Ох, как хорошо, как хорошо иметь талант, и дачи, и наслаждения, которых при деньгах появляется великое множество, и похвалы, похвалы... Но помните, талант - это тяжелая обязанность, это - не удовольствие. За врученный вам талант вы отвечаете перед нацией. Вы должны донести его до конца своей жизни. Это то, для чего вы живете.
Слово поиск в искусстве фальшиво от начала до конца. Поиск можно понимать только в смысле преодоления трудностей выражения природы. Искать нужно для того, чтобы добиться подлинности, возвышенности, а не бессмысленного искажения форм выражения. Искажение форм в искусстве - это не новое, это изуверство, от которого берет тоска. В Греции и Риме брали штраф с художника или скульптора, если он не выразил в произведении своей души, того самого, что является истинно ценным, переживает века и оставляет несказанное чувство ощущения вечной правды, говорит о наших предках, пращурах, их мыслях, деяниях и любви.
Все великие эпохи создавали искусство безымянно: Греция, Рим, Византия, Средние века, Ренессанс. Безымянной была и наша великая иконопись. Она выше всякого отдельного таланта, и она не раздробилась на индивидуальности. Мы только по кисти мастера предполагаем Рублева, Дионисия и так далее.
Наша новая эпоха в конце концов придет к этому же. А сейчас пока много поисков, крайний индивидуализм. Все эти поиски ничего не определяют и отметутся сами собой. Мы стоим перед новым началом и новой эпохой в искусстве, но вызревает она веками, а не десятилетиями.
Человечество существовать без искусства не может, и искусство у нас будет великим и пророческим, будет выше, чем то, что было в конце XIX и XX века.
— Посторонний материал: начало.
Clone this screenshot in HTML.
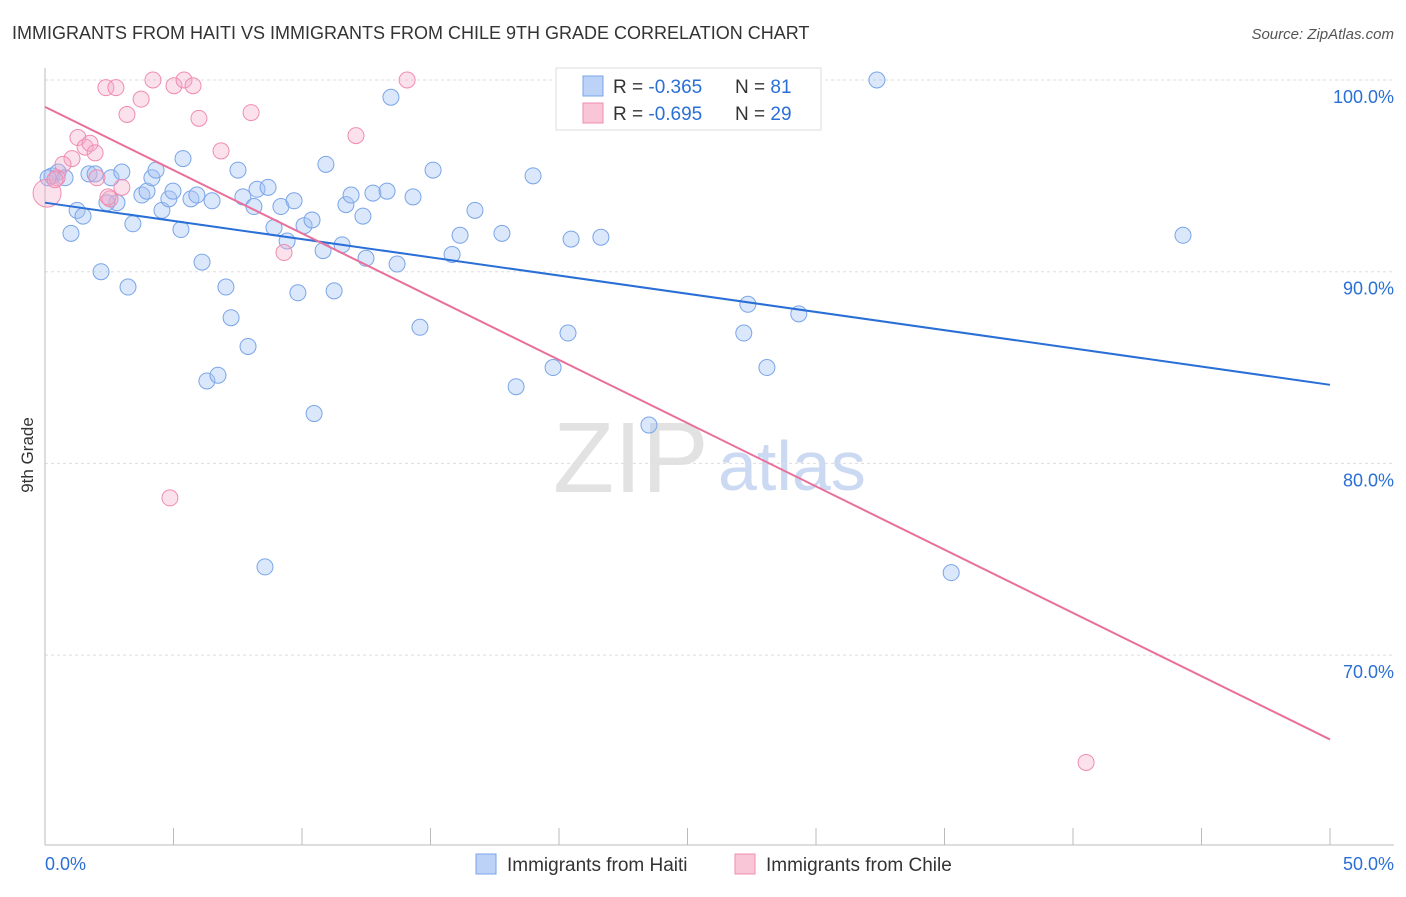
<!DOCTYPE html>
<html><head><meta charset="utf-8"><style>
body{margin:0;background:#fff;font-family:"Liberation Sans",sans-serif;}
svg text{font-family:"Liberation Sans",sans-serif;}
</style></head><body>
<svg id="chart" width="1406" height="892">
<text x="12" y="39" font-size="18" fill="#333">IMMIGRANTS FROM HAITI VS IMMIGRANTS FROM CHILE 9TH GRADE CORRELATION CHART</text>
<text x="1394" y="39" font-size="15" fill="#555" font-style="italic" text-anchor="end">Source: ZipAtlas.com</text>
<text x="33" y="455" font-size="17" fill="#333" transform="rotate(-90 33 455)" text-anchor="middle">9th Grade</text>
<text x="553" y="492" font-size="100" fill="#e2e2e2" font-family="Liberation Serif">ZIP</text>
<text x="718" y="490" font-size="70" fill="#cbdaf2">atlas</text>
<g id="grid"></g><g id="axes"></g><g id="pts"></g><g id="lines"></g>
<g>
<rect x="556" y="68" width="265" height="62" fill="#fff" stroke="#ddd"/>
<rect x="583" y="76" width="20" height="20" fill="#bcd3f7" stroke="#7aa5e8"/>
<rect x="583" y="103" width="20" height="20" fill="#f9c6d7" stroke="#f08cb0"/>
<text x="613" y="93" font-size="19" fill="#333">R = <tspan fill="#2a6fd6">-0.365</tspan><tspan x="735">N = </tspan><tspan fill="#2a6fd6">81</tspan></text>
<text x="613" y="120" font-size="19" fill="#333">R = <tspan fill="#2a6fd6">-0.695</tspan><tspan x="735">N = </tspan><tspan fill="#2a6fd6">29</tspan></text>
</g>
<g>
<rect x="476" y="854" width="20" height="20" fill="#bcd3f7" stroke="#7aa5e8"/>
<text x="507" y="871" font-size="19" fill="#333">Immigrants from Haiti</text>
<rect x="735" y="854" width="20" height="20" fill="#f9c6d7" stroke="#f08cb0"/>
<text x="766" y="871" font-size="19" fill="#333">Immigrants from Chile</text>
</g>
<text x="45" y="870" font-size="18" fill="#2a6fd6">0.0%</text>
<text x="1394" y="870" font-size="18" fill="#2a6fd6" text-anchor="end">50.0%</text>
</svg>
<script>
const yTicks=[100,90,80,70];
const xTickCount=10;
const haitiX=[0.27,0.51,0.78,1.25,1.48,1.01,1.71,2.18,1.95,2.57,2.80,2.99,2.41,3.23,3.42,3.77,3.97,4.16,4.32,4.55,4.82,4.98,5.29,5.37,5.68,5.91,6.11,6.50,6.30,6.73,7.04,7.24,7.51,7.70,7.90,8.13,8.25,8.68,8.56,8.91,9.18,9.42,9.69,9.84,10.08,10.39,10.47,10.82,10.93,11.25,11.56,11.71,11.91,12.37,12.49,12.76,13.31,13.46,13.70,14.32,14.59,15.10,15.84,16.15,16.73,17.78,18.33,18.99,19.77,20.35,20.47,21.63,23.50,27.19,27.35,28.09,29.33,32.37,35.26,44.28,0.12];
const haitiY=[95.0,95.2,94.9,93.2,92.9,92.0,95.1,90.0,95.1,94.9,93.6,95.2,93.6,89.2,92.5,94.0,94.2,94.9,95.3,93.2,93.8,94.2,92.2,95.9,93.8,94.0,90.5,93.7,84.3,84.6,89.2,87.6,95.3,93.9,86.1,93.4,94.3,94.4,74.6,92.3,93.4,91.6,93.7,88.9,92.4,92.7,82.6,91.1,95.6,89.0,91.4,93.5,94.0,92.9,90.7,94.1,94.2,99.1,90.4,93.9,87.1,95.3,90.9,91.9,93.2,92.0,84.0,95.0,85.0,86.8,91.7,91.8,82.0,86.8,88.3,85.0,87.8,100.0,74.3,91.9,94.9];
const chileX=[0.08,0.47,1.05,1.28,1.56,1.75,1.95,2.02,2.37,2.53,2.76,2.99,3.19,3.74,4.20,4.86,5.02,5.41,5.76,5.99,6.85,8.02,9.30,12.10,14.09,40.51,0.70,0.39,2.45];
const chileY=[94.1,94.9,95.9,97.0,96.5,96.7,96.2,94.9,99.6,93.8,99.6,94.4,98.2,99.0,100.0,78.2,99.7,100.0,99.7,98.0,96.3,98.3,91.0,97.1,100.0,64.4,95.6,94.8,93.9];
const haitiFit=[93.6,84.1];
const chileFit=[98.6,65.6];
const NS='http://www.w3.org/2000/svg';
const X=v=>45+v/50*1285, Y=v=>80+(100-v)*19.17;
function mk(tag,at,par){const e=document.createElementNS(NS,tag);for(const k in at)e.setAttribute(k,at[k]);document.getElementById(par).appendChild(e);return e;}
yTicks.forEach(t=>{
 const l=mk('line',{x1:45,x2:1394,y1:Y(t),y2:Y(t),stroke:'#ddd','stroke-dasharray':'3,3'},'grid');
 
 
 const tx=mk('text',{x:1394,y:Y(t)+23,'font-size':18,fill:'#2a6fd6','text-anchor':'end'},'grid');tx.textContent=t.toFixed(1)+'%';
 
 
});
const ax=mk('line',{x1:45,x2:45,y1:68,y2:845,stroke:'#bbb'},'axes');


const bx=mk('line',{x1:45,x2:1394,y1:845,y2:845,stroke:'#bbb'},'axes');


for(let i=0;i<=xTickCount;i++){const v=i*50/xTickCount;const t=mk('line',{x1:X(v),x2:X(v),y1:828,y2:845,stroke:'#bbb'},'axes');
 
 }
haitiX.forEach((x,i)=>{const c=mk('circle',{cx:X(x),cy:Y(haitiY[i]),r:8,fill:'rgba(164,194,244,0.4)',stroke:'#7aa5e8','stroke-width':1},'pts');
 
 });
chileX.forEach((x,i)=>{const c=mk('circle',{cx:X(x),cy:Y(chileY[i]),r:i===0?14:8,fill:'rgba(244,170,200,0.35)',stroke:'#f08cb0','stroke-width':1},'pts');
 
 });
const hl=mk('line',{x1:X(0),y1:Y(haitiFit[0]),x2:X(50),y2:Y(haitiFit[1]),stroke:'#2a6fd6','stroke-width':2},'lines');


const cl=mk('line',{x1:X(0),y1:Y(chileFit[0]),x2:X(50),y2:Y(chileFit[1]),stroke:'#e8709a','stroke-width':2},'lines');


</script>
</body></html>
В русской живописи три гения: Рублев, Иванов и Врубель".
Нестеров рассказывал, что, когда он выразил Врубелю свои чувства, свое восхищение его творчеством, Врубель ответил: "А Варфоломей-то у вас!"
Отчего такой придирчивый человек, как Врубель, так высоко оценил эту картину?
У Нестерова простая, неприхотливая, "хилая" природа, душевная и тихая, хранящая в себе скрытую радость. Ее простота и человечность так глубоко связаны с русским сердцем! Только один Нестеров понял это чувство. У него глубочайшая тайна взаимосвязи человека с природой. Его природа - та среда, которая вырастила человека, дала ему дух и силу.
Я спросил у Михаила Васильевича, можно ли писать по старым холстам. Он ответил: "Только если холст счищен до грунта, но лучше не писать. У меня был один случай, когда работа совсем погибла, и второй случай - когда удалось спасти. Я писал портрет, человек мне нравился. Этот портрет похвалил В. Васнецов. Уже он был стар, как я сейчас, но приехал ко мне. Ему портрет понравился. Через некоторое время портрет начал осыпаться кусками. И ничего с ним уже нельзя сделать. Он на рулоне, но его как бы не существует. Картина "Отец Сергий", которая находится в Русском музее, писана на счищенном холсте. Мне даже счищать помогали добрые люди. Я ее поставил на выставку "Мир искусства". Ее приобрели для Русского музея. Заплатили хорошо. Однажды я прихожу на выставку, дотронулся пальцем, так, слегка, до уголка картины. Вижу - кусочек отвалился, дальше - зацепил ногтем - совершенно легко лупится краска. А картину собирались отправить на Всемирную выставку в Париж. Я рассказал, в чем дело, - картина не могла быть отправлена ни в Париж, ни вообще быть продана музею. После осмотра мне ответили, что в Париж ее не отправят, но в Русском музее она должна остаться. После выставки "Мир искусства" ее передали реставраторам, они долго с ней провозились и перевели картину на новый холст. "Отец Сергий" так и остался на другом холсте".
В 1941 году началась война, я увез семью в Ташкент, наши встречи и беседы прекратились, а 19 октября 1942 года Михаил Васильевич скончался. Перед моим отъездом из Москвы при прощании он сказал о войне: "Надо потерять голову, чтобы напасть на Россию, Россию победить нельзя".